Cognitive Data for Digitalization – The Neglected Variety Dimension
The Neglected Variety Dimension
The three classic dimensions of Big Data are volume, velocity and variety. While there has been much focus on addressing the volume and velocity dimensions, the variety dimension was rather neglected for some time (or tackled independently). However, meanwhile most use cases, where large amounts of data are available in a single well-structured data format are already exploited. The music plays now, where we have to aggregate and integrate large amounts of heterogeneous data from different sources – this is exactly the variety dimension. The Linked Data principles emphasizing the holistic identification, representation and linking allow us to address the variety dimension. As a result, similarly as we have with the Web a vast global information system, we can build with the Linked Data principles a vast global distributed data space (or efficiently integrate enterprise data). This is not only a vision, but has started and gains more and more traction as can be seen with the schema.org initiative, European or the International Data Spaces.

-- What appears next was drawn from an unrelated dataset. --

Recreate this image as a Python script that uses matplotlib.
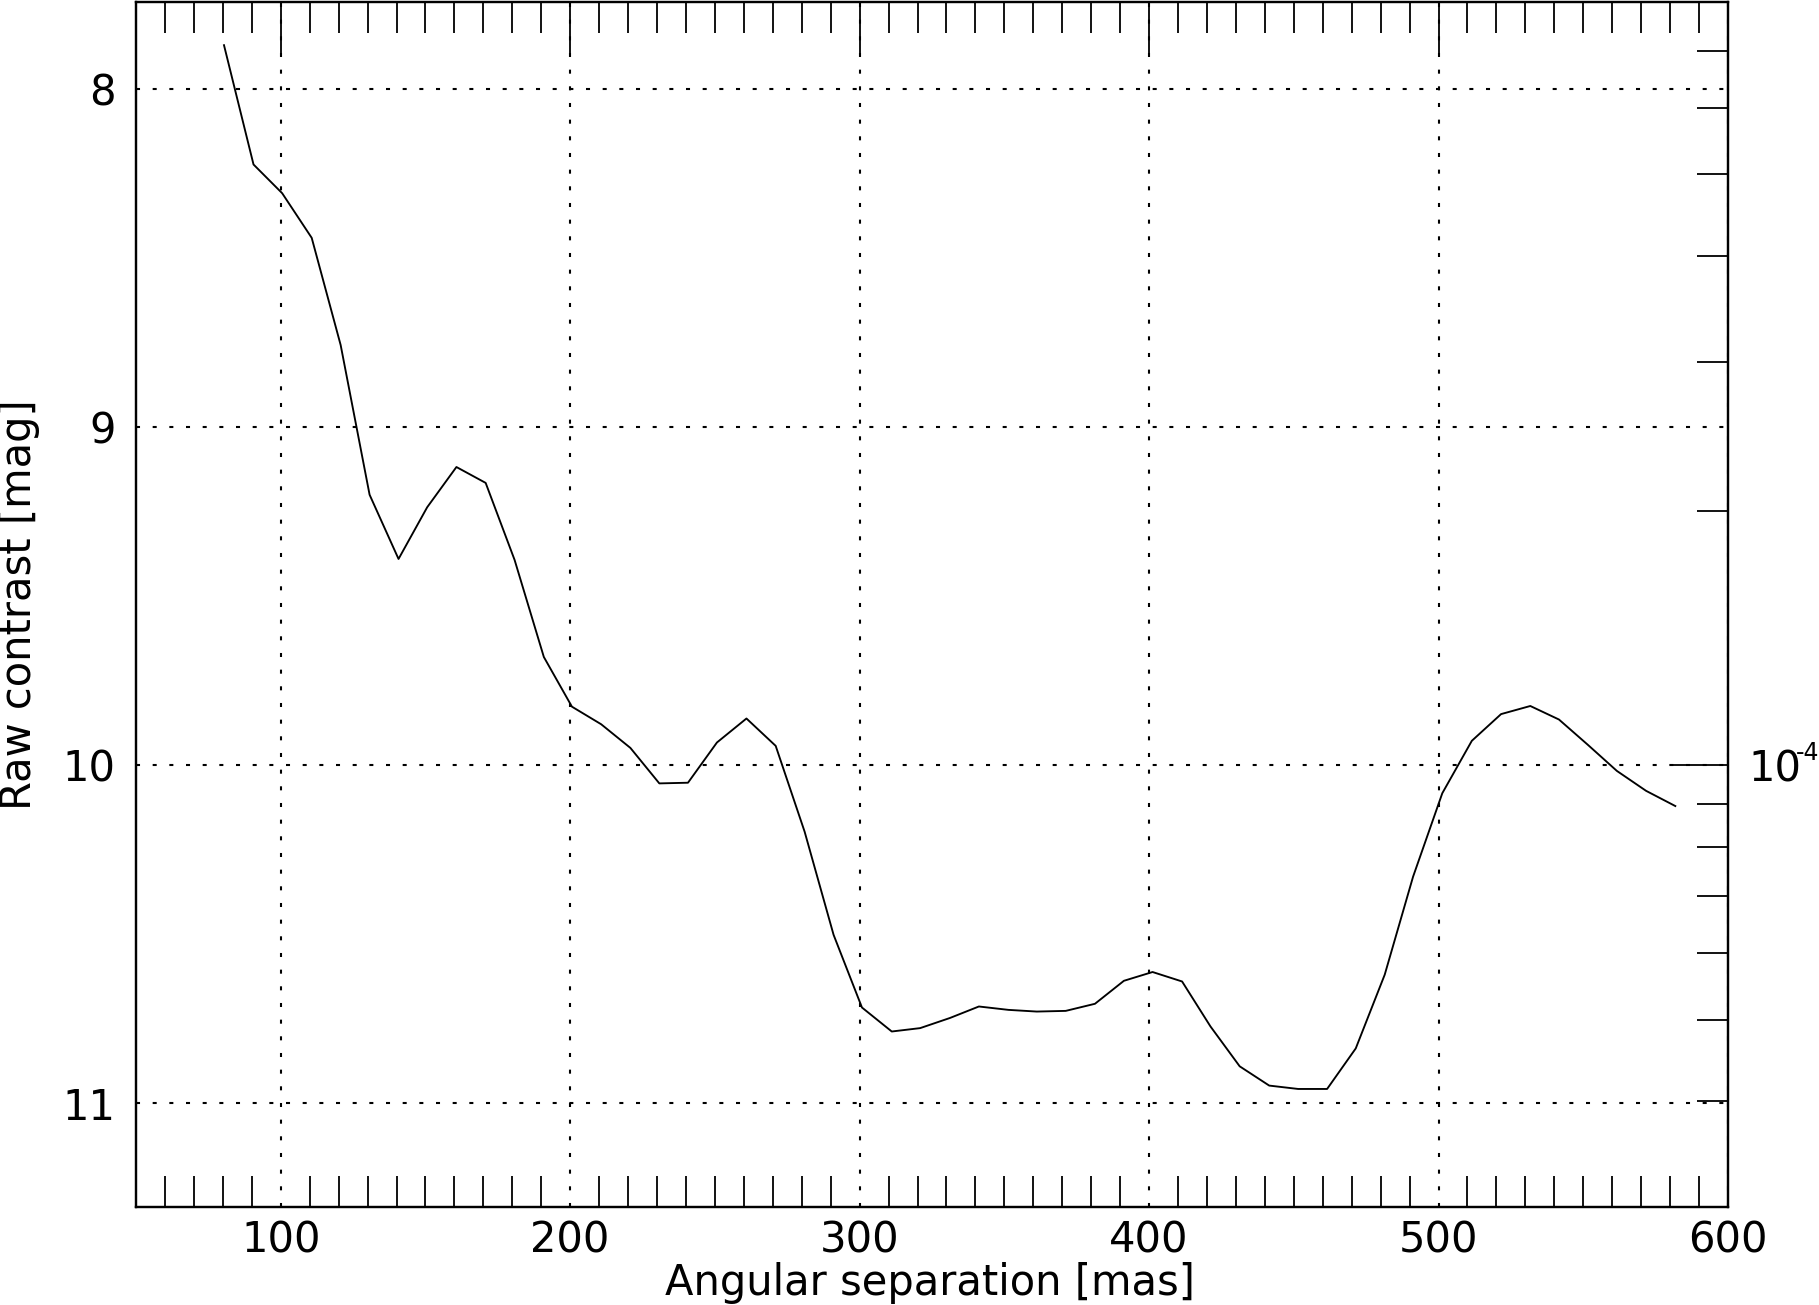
import numpy as np
import matplotlib
matplotlib.use("Agg")
import matplotlib.pyplot as plt
import matplotlib.transforms as mtransforms
from matplotlib.ticker import MultipleLocator, FixedLocator, NullFormatter, LogLocator, FuncFormatter

# Data
separation_mas = [80.4, 90.6, 100.5, 110.7, 120.7, 130.7, 140.7, 150.6, 160.7, 170.8,
                  180.8, 190.9, 200.6, 210.7, 220.8, 230.8, 240.7, 250.7, 260.9, 271.0,
                  281.0, 291.0, 300.8, 311.1, 320.9, 331.2, 341.2, 351.4, 361.2, 371.2,
                  381.3, 391.3, 401.2, 411.4, 421.2, 431.3, 441.5, 451.5, 461.5, 471.4,
                  481.4, 491.2, 501.3, 511.5, 521.6, 531.7, 541.6, 551.6, 561.6, 571.7,
                  581.8]
raw_contrast_mag = [7.870, 8.223, 8.308, 8.440, 8.757, 9.200, 9.390, 9.237, 9.118, 9.165,
                    9.393, 9.680, 9.827, 9.879, 9.949, 10.054, 10.052, 9.933, 9.862, 9.943,
                    10.197, 10.502, 10.717, 10.788, 10.778, 10.748, 10.714, 10.724, 10.729, 10.727,
                    10.706, 10.638, 10.612, 10.640, 10.773, 10.891, 10.948, 10.958, 10.958, 10.838,
                    10.620, 10.330, 10.083, 9.928, 9.849, 9.825, 9.865, 9.940, 10.017, 10.076,
                    10.121]

x_major_ticks = [100, 200, 300, 400, 500, 600]
y_major_ticks = [8, 9, 10, 11]
contrast_limits = [3e-5, 8e-4]
x_limits = [50, 600]

FS = 30

plt.rcParams['font.family'] = ['DejaVu Sans']
plt.rcParams['lines.scale_dashes'] = False

fig = plt.figure(figsize=(18.19, 13.05), dpi=100)
W, H = 1819, 1305
left, right, top, bottom = 136, 1728, 2, 1207
ax = fig.add_axes([left / W, 1 - bottom / H, (right - left) / W, (bottom - top) / H])

ax.plot(separation_mas, raw_contrast_mag, color='black', lw=1.35)

mag_lim = [-2.5 * np.log10(c) for c in contrast_limits]
ax.set_xlim(*x_limits)
ax.set_ylim(mag_lim[0], mag_lim[1])

ax.xaxis.set_major_locator(FixedLocator(x_major_ticks))
ax.xaxis.set_minor_locator(MultipleLocator(10))
ax.yaxis.set_major_locator(FixedLocator(y_major_ticks))
ax.set_xticklabels([str(v) for v in x_major_ticks])
ax.set_yticklabels([str(v) for v in y_major_ticks])

ax.tick_params(axis='x', which='major', direction='in', bottom=False, top=True,
               length=39, width=1.3, labelsize=FS, pad=9, labelbottom=True)
ax.tick_params(axis='x', which='minor', direction='in', bottom=True, top=True,
               length=22, width=1.3)
ax.tick_params(axis='y', which='both', left=False, right=False, length=0,
               labelsize=FS, pad=14.5)

ax.grid(True, which='major', color='black', lw=1.5, linestyle=(0, (2.9, 9.1)))

for s in ax.spines.values():
    s.set_linewidth(1.6)

ax.set_xlabel('Angular separation [mas]', fontsize=FS)
ax.xaxis.set_label_coords(0.4987, -0.0456)
ax.set_ylabel('Raw contrast [mag]', fontsize=FS)
ax.yaxis.set_label_coords(-0.0600, 0.5)

ax2 = ax.twinx()
ax2.set_yscale('log')
ax2.set_ylim(*contrast_limits)
ax2.yaxis.set_major_locator(LogLocator(base=10))
ax2.yaxis.set_minor_locator(LogLocator(base=10, subs=np.arange(2, 10)))
ax2.yaxis.set_major_formatter(FuncFormatter(lambda v, p: '10'))
ax2.yaxis.set_minor_formatter(NullFormatter())
ax2.tick_params(axis='y', which='major', direction='in', right=True, left=False,
                length=42, width=1.3, labelsize=FS, pad=15)
ax2.tick_params(axis='y', which='minor', direction='in', right=True, left=False,
                length=22, width=1.3)
for s in ax2.spines.values():
    s.set_linewidth(1.6)

# small exponent of the 10^-4 label, as in the reference
for v in ax2.yaxis.get_majorticklocs():
    if contrast_limits[0] <= v <= contrast_limits[1]:
        expo = int(round(np.log10(v)))
        off = mtransforms.ScaledTranslation(67.5 / 100, 5 / 100, fig.dpi_scale_trans)
        ax2.text(1.0, v, str(expo), transform=ax2.get_yaxis_transform() + off,
                 fontsize=17, ha='left', va='baseline', clip_on=False)

fig.savefig('out.png', dpi=100)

From Big Data to Cognitive Data
The three classic dimensions of Big Data are volume, velocity and variety. While there has been much focus on addressing the volume and velocity dimensions (e.g. with distributed data processing frameworks such as Hadoop, Spark, Flink), the variety dimension was rather neglected for some time. We have not only a variety of data formats – e.g. XML, CSV, JSON, relational data, graph data, … – but also data distributed in large value chains or departments in side a company, under different governance regimes, data models etc. etc. Often the data is distributed across dozens, hundreds or in some use cases even thousands of information systems.
The following figure demonstrates, that the breakthroughs in AI are mainly related to the data – while algorithms were devised early and are relatively old, only once suitable (training) data sets became available, we are able to exploit these AI algorithms.
Another important factor of course is computing power, which thanks to Moore’s law, allows us to efficiently process after every 4–5 years data being a magnitude larger than before.
In order to deal with the variety dimension, we need a lingua franca for data moderation, which allows to:
uniquely identify small data elements without a central identifier authority. This sounds like a small issue, but identifier clashes are probably the biggest challenge for data integration.
map from and to a large variety of data models, since there are and always will be a vast number of different specialized data representation and storage mechanisms (relational, graph, XML, JSON and so on and so forth).
allows distributed, modular data schema definition and incremental schema refinement. The power of agility and collaboration became meanwhile widely acknowledged, but we need to apply this for data and schema creation and evolution.
deal with schema and data in an integrated way, because what is a schema from one perspective turns out to be data from another one (think of a car product model – its an instance for the engineering department, but the schema for manufacturing).
allows to generate different perspectives on data, because data is often represented in a way suitable for a particular use case. If we want to exchange and aggregate data more widely, data needs to be represented more independently and flexibly thus abstracting from a particular use case.
Use Universal Resource Identifiers (URI) to identify the “things” in your data – URIs are almost the same as the URLs we use to identify and locate Web pages and allow us to retrieve and link an the global Web information space. We also do not need a central authority for coining the identifiers, but everyone can create his own URIs simply by using a domain name or Web space under his control as prefix. „Things“ refers here to any physical entity or abstract concept (e.g. products, organizations, locations and their properties/attributes etc.)
Use http:// URIs so people (and machines) can look them up on the web (or an intra/extranet) – an important aspect is that we can use the identifiers also for retrieving information about them. A nice side effect of this is that we can actually verify the provenance of information by retrieving the information about a particular resource from its original location. This helps to establish trust in the distributed global data space.
When a URI is looked up, return a description of the thing in the W3C Resource Description Format (RDF) – as we have a unified information representation technique on the Web with HTML, we need a similar mechanism for data. RDF is relatively simple and allows to represent data in a semantic way and to moderate between many different other data models (I will explain this in next weeks article).
Include links to related things – as we can link between web pages located on different servers or even different ends of the world, we can reuse and link to data items. This is a crucial aspect to reuse data and definitions instead of recreating them over and over again and thus establish a culture of data collaboration.
As a result, similarly as we have with the Web a vast global information system, we can build with these principles a vast global distributed data management system, where we can represent and link data across different information systems. This is not just a vision, but currently already stared to happen, some large scale examples include:
the schema.org initiative of the major search engines and Web commerce companies, which defined a vast vocabulary for structuring data on the Web (and is used already on a large and growing share of Web pages) and uses GitHub for collaboration on the vocabulary
Initiatives in the cultural heritage domain such as Europeana, where many thousands of memory organizations (libraries, archives, museums) integrate and link data describing the artifacts.